I am feeling a bit numb, stunned even for finally getting a review of my recent book, Falling for Her Heart, and getting a "bad" one. I will even share the link with you:
http://www.coffeetimeromance.com/BookReviews/fallingforherheart.html
It was so disheartening to read and even worse, made me feel as a failure. Then the questions raced in my head:
1) wasn't any of it good? 2) Why didn't they comment on facts about the book, like the characters or the events? Even though they did comment about how can one woman claim she loved one man, but desired so many?
As I think it through, doesn't it seem like a blurb review, perhaps based on a so-so reading of it. Did they actually finish the book? Was it that boring?
They made a further comment on how perhaps by reading the first book, Hostage to Her Heart, there might have been more enlightment, but I tried to write the 2nd book as a stand-alone, so all the past history would be reiterated in condensced form for any new person picking up the book.
I felt so distraught that I totally wanted to throw in the towel. I didn't want to persue any forums, blogs, or marketing to publicized this book, even if I know how hard I struggled to make the plot work and be comprehensive. Yes, the characters are full of flaws and that's how I wanted them. Strong willed individuals who make many personal mistakes, some costly, in their everyday, publicized lives. These are not ordinary characters in ordinary circumstances. This is not your common girl-meets-boy, loses boy, and wins him back again. Oh, no. But perhaps that is where I erred as well, because I thought outside of the box and didn't stick to the formula.
Yes, we all have support from family and friends, thank goodness, who encourage us to perservere and become stronger in your writing when a bad review is given. What really surprised me is how they defended my book. My pal from the far northwest and even my young teen, who both read the first books, jumped to my defense. My teen immediately flew to Amazon to write a review about both books. My friend from the Northwest sent the reviewer website an ugly, ugly email, (which made me laugh!) denouncing their review as stupid, and "did you guys even read it all the way through??"... I felt blessed to have their support and it just made me realize that even if this review came out bad, I should not stop my efforts. Perhaps wasn't a rotten apple at the bottom of the barrel, but just one trying to swim out of it.
If the review had criticized my writing style, or form of grammar, or had questioned more about the internal conflicts that these characters face, perhaps I wouldn't feel the same as my duaghter and my friend. I know for a fact, how I poured hours trying to get the plot to sync; how I tried to read out loud the sections that bothered me and rewrite them in a more condensed, comprehensible fashion.
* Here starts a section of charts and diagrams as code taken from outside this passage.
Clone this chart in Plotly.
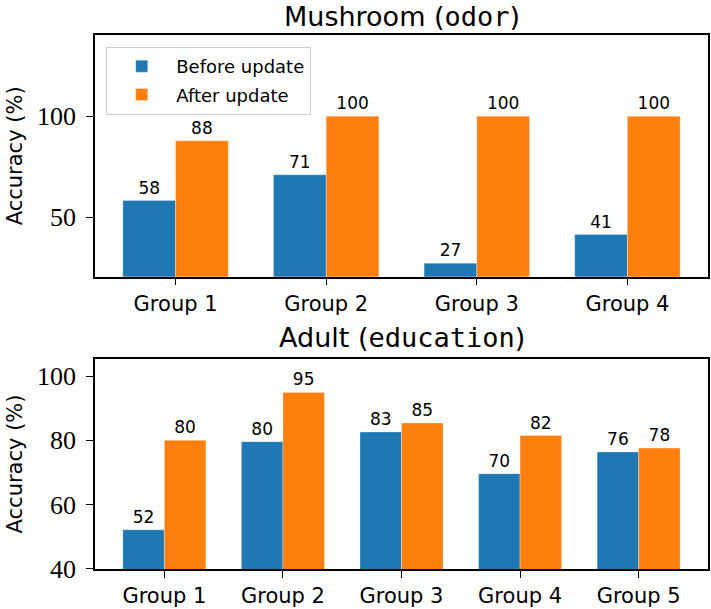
import plotly.graph_objects as go
from plotly.subplots import make_subplots

# ---- data ----
mush_groups = ["Group 1", "Group 2", "Group 3", "Group 4"]
mush_before = [58.2, 71.0, 27.2, 41.4]
mush_after = [87.8, 100.0, 100.0, 100.0]

adult_groups = ["Group 1", "Group 2", "Group 3", "Group 4", "Group 5"]
adult_before = [52.2, 79.6, 82.6, 69.6, 76.4]
adult_after = [80.0, 94.9, 85.4, 81.5, 77.6]

series_names = ["Before update", "After update"]
colors = ["#1f77b4", "#ff7f0e"]

mush_ticks = [50, 100]
adult_ticks = [40, 60, 80, 100]

SANS = "DejaVu Sans"
SERIF = "Liberation Serif"
MONO = "DejaVu Sans Mono"

fig = make_subplots(rows=2, cols=1, vertical_spacing=0.1)

def add_bars(groups, before, after, row, show_legend):
    for name, vals, col in zip(series_names, [before, after], colors):
        fig.add_trace(go.Bar(
            x=groups, y=vals, name=name,
            marker=dict(color=col, line=dict(width=0.6, color="rgba(255,255,255,0.5)")),
            texttemplate="%{y:.0f}", textposition="outside",
            textfont=dict(family=SANS, size=17, color="black"),
            constraintext="none", cliponaxis=False,
            showlegend=show_legend, legendgroup=name,
        ), row=row, col=1)

add_bars(mush_groups, mush_before, mush_after, 1, True)
add_bars(adult_groups, adult_before, adult_after, 2, False)

axis_common = dict(
    showline=True, linecolor="black", linewidth=1.5, mirror=True,
    ticks="outside", ticklen=7, tickwidth=1.3, tickcolor="black",
    showgrid=False, zeroline=False,
)

fig.update_xaxes(**axis_common, tickfont=dict(family=SANS, size=21, color="black"))
fig.update_yaxes(**axis_common, tickfont=dict(family=SERIF, size=26, color="black"),
                 ticklabelstandoff=5)

fig.update_xaxes(range=[-0.535, 3.535], row=1, col=1)
fig.update_xaxes(range=[-0.585, 4.585], row=2, col=1)
fig.update_yaxes(range=[20.5, 140.2], tickvals=mush_ticks, domain=[0.5473, 1.0], row=1, col=1)
fig.update_yaxes(range=[40, 105.3], tickvals=adult_ticks, domain=[0.0, 0.3933], row=2, col=1)

for r in (1, 2):
    fig.update_yaxes(title=dict(text="Accuracy (%)", font=dict(family=SANS, size=21, color="black"), standoff=9),
                     row=r, col=1)

fig.add_annotation(
    text=f"Mushroom (<span style='font-family:{MONO}'>odor</span>)",
    xref="paper", yref="paper", x=0.5, y=1.035, xanchor="center", yanchor="middle",
    showarrow=False, font=dict(family=SANS, size=27, color="black"),
)
fig.add_annotation(
    text=f"Adult (<span style='font-family:{MONO}'>education</span>)",
    xref="paper", yref="paper", x=0.5, y=0.434, xanchor="center", yanchor="middle",
    showarrow=False, font=dict(family=SANS, size=27, color="black"),
)

fig.update_layout(
    width=711, height=609,
    margin=dict(l=95, r=1, t=35, b=35),
    paper_bgcolor="white", plot_bgcolor="white",
    barmode="group", bargap=0.3, bargroupgap=0.0,
    legend=dict(
        x=0.018, y=0.978, xanchor="left", yanchor="top",
        bgcolor="rgba(255,255,255,0.8)", bordercolor="#cccccc", borderwidth=1.2,
        font=dict(family=SANS, size=18, color="black"),
        tracegroupgap=2, itemwidth=59,
    ),
)

fig.write_html(
    "out.html",
    config={"displayModeBar": False},
    post_script="document.body.style.margin='0';document.body.style.overflow='hidden';",
)
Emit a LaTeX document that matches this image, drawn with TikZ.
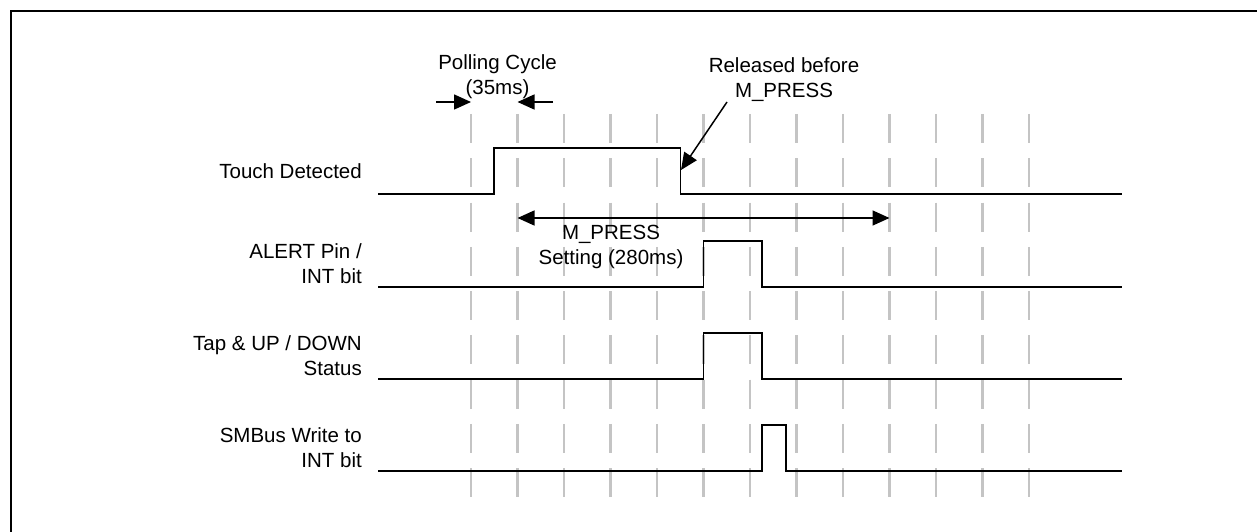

I tried to make the dialogue believeable. The characters longing real. The point of the book is that these characters make decisions that impact more than just themselves. That for every action, there is a consequence. The overall theme that followed in this 2nd book was jealosy, how it can change you; how it can consume you. How you can either let it defeat you or let your mistakes make you into a better person.
I suppose the reviewer didn't get the point of the book. I suppose the reviewer should have been allowed to read the first book to know the history of how this story actually began, for book two is actually a continuation, even if I call it a sequel. It's a family saga. It's a family struggling to bring true paternal elements into one. It's a story of friendship that goes beyond cosmic forces of the world; the nuances of natural desires that is forced to be contained.
So I've decided to still persue marketing both books, albeit probably not as forceful as I might have done without this review nagging at my brain. I still have two more books to edit and publish, to finish out the saga of this family, these friends. And if I only end up writing for me, then I can be satisfied that I poured my heart, my best work into the products. If I'm never discovered, it is still best that I put to print this series, than to have never ventured into writing at all.